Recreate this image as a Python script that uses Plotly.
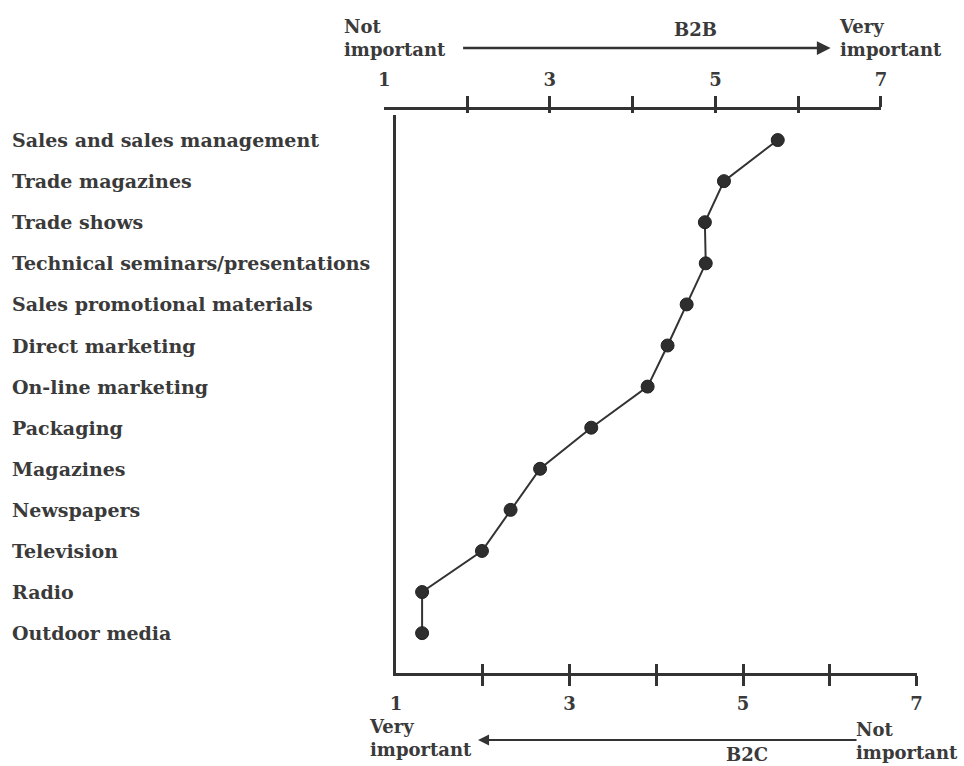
import plotly.graph_objects as go

# ---- data ----
categories = [
    "Sales and sales management",
    "Trade magazines",
    "Trade shows",
    "Technical seminars/presentations",
    "Sales promotional materials",
    "Direct marketing",
    "On-line marketing",
    "Packaging",
    "Magazines",
    "Newspapers",
    "Television",
    "Radio",
    "Outdoor media",
]
importance = [5.40, 4.78, 4.56, 4.57, 4.35, 4.13, 3.90, 3.25, 2.66, 2.32, 1.99, 1.30, 1.30]

tick_marks = [2, 3, 4, 5, 6, 7]
tick_label_vals = [1, 3, 5, 7]
tick_label_text = ["1", "3", "5", "7"]

W, H = 964, 766
FONT = "DejaVu Serif"
INK = "#333333"
TXT = "#3a3a3a"


def px(x):
    return x / W


def py(y):
    return 1 - y / H


fig = go.Figure()

fig.add_trace(go.Scatter(
    x=importance, y=categories, mode="lines+markers",
    line=dict(color=INK, width=2),
    marker=dict(size=13, color="#2e2e2e", line=dict(color="#222", width=1)),
    xaxis="x", yaxis="y", showlegend=False, hoverinfo="x+y",
))
# invisible trace so the top (B2B) axis is drawn
fig.add_trace(go.Scatter(
    x=importance, y=categories, mode="markers", marker=dict(opacity=0),
    xaxis="x2", yaxis="y", showlegend=False, hoverinfo="skip",
))

bottom_dom = [px(395), px(922)]
top_dom = [px(383), px(886)]
y_dom = [py(673), py(115)]

common = dict(range=[1, 7], showgrid=False, zeroline=False, fixedrange=True)
tfont = dict(family=FONT, size=18, color=TXT, weight="bold")

fig.update_layout(
    width=W, height=H,
    margin=dict(l=0, r=0, t=0, b=0),
    paper_bgcolor="white", plot_bgcolor="rgba(0,0,0,0)",
    font=dict(family=FONT, color=TXT, size=18),
    xaxis=dict(domain=bottom_dom, anchor="y", side="bottom", showline=True,
               linecolor=INK, linewidth=2.5, tickmode="array", tickvals=tick_marks,
               ticks="outside", ticklen=10, tickwidth=2.5, tickcolor=INK,
               showticklabels=False, **common),
    xaxis3=dict(overlaying="x", anchor="y", side="bottom", showline=False,
                tickmode="array", tickvals=tick_marks, ticks="inside", ticklen=9,
                tickwidth=2.5, tickcolor=INK, showticklabels=False, **common),
    xaxis4=dict(overlaying="x", anchor="y", side="bottom", showline=False,
                tickmode="array", tickvals=tick_label_vals, ticktext=tick_label_text,
                ticks="outside", ticklen=14, tickcolor="rgba(0,0,0,0)",
                tickfont=tfont, **common),
    xaxis2=dict(domain=top_dom, anchor="free", position=py(108), side="top",
                showline=True, linecolor=INK, linewidth=2.5, tickmode="array",
                tickvals=tick_marks, ticks="outside", ticklen=11, tickwidth=2.5,
                tickcolor=INK, showticklabels=False, **common),
    xaxis5=dict(overlaying="x2", anchor="free", position=py(108), side="top",
                showline=False, tickmode="array", tickvals=tick_marks,
                ticks="inside", ticklen=4, tickwidth=2.5, tickcolor=INK,
                showticklabels=False, **common),
    xaxis6=dict(overlaying="x2", anchor="free", position=py(108), side="top",
                showline=False, tickmode="array", tickvals=tick_label_vals,
                ticktext=tick_label_text, ticks="outside", ticklen=15,
                tickcolor="rgba(0,0,0,0)", tickfont=tfont, **common),
    yaxis=dict(domain=y_dom, anchor="x", type="category",
               categoryorder="array", categoryarray=categories,
               range=[len(categories) - 1 + 0.97, -0.61],
               showline=True, linecolor=INK, linewidth=2.5, ticks="",
               showticklabels=False, showgrid=False, zeroline=False,
               fixedrange=True),
)

for ax in ["x3", "x4", "x5", "x6"]:
    fig.add_trace(go.Scatter(x=[1, 7], y=[categories[0], categories[-1]],
                             mode="markers", marker=dict(opacity=0), xaxis=ax,
                             yaxis="y", showlegend=False, hoverinfo="skip"))

lfont = dict(family=FONT, size=19, color=TXT, weight="bold")
annotations = []
for c in categories:
    annotations.append(dict(text=c, x=px(4), xref="paper", y=c, yref="y",
                            xanchor="left", yanchor="middle", showarrow=False,
                            font=lfont))

afont = dict(family=FONT, size=18, color=TXT, weight="bold")
annotations += [
    dict(text="Not<br>important", x=px(340), y=py(38), xref="paper", yref="paper",
         xanchor="left", yanchor="middle", align="left", showarrow=False, font=afont),
    dict(text="Very<br>important", x=px(841), y=py(38), xref="paper", yref="paper",
         xanchor="left", yanchor="middle", align="left", showarrow=False, font=afont),
    dict(text="B2B", x=px(698), y=py(30), xref="paper", yref="paper",
         xanchor="center", yanchor="middle", showarrow=False, font=afont),
    dict(text="", x=px(835), y=py(48), ax=-(835 - 466), ay=0, xref="paper",
         yref="paper", axref="pixel", ayref="pixel", showarrow=True,
         arrowhead=2, arrowsize=1.1, arrowwidth=2.5, arrowcolor=INK),
    dict(text="Very<br>important", x=px(366), y=py(738), xref="paper", yref="paper",
         xanchor="left", yanchor="middle", align="left", showarrow=False, font=afont),
    dict(text="Not<br>important", x=px(859), y=py(741), xref="paper", yref="paper",
         xanchor="left", yanchor="middle", align="left", showarrow=False, font=afont),
    dict(text="B2C", x=px(750), y=py(754), xref="paper", yref="paper",
         xanchor="center", yanchor="middle", showarrow=False, font=afont),
    dict(text="", x=px(478), y=py(740), ax=(858 - 478), ay=0, xref="paper",
         yref="paper", axref="pixel", ayref="pixel", showarrow=True,
         arrowhead=2, arrowsize=1.1, arrowwidth=2, arrowcolor=INK),
]
fig.update_layout(annotations=annotations)

fig.write_html("out.html",
               config={"displayModeBar": False},
               post_script="document.body.style.margin='0px';")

▬▬▬

* GIVEN REQUEST
Reproduce exactly the run of lines that opens the listing and closes with the line holding "import plotly.graph_objects as go". Pictures are excluded.

* CORRECT ANSWER
Recreate this image as a Python script that uses Plotly.
import plotly.graph_objects as go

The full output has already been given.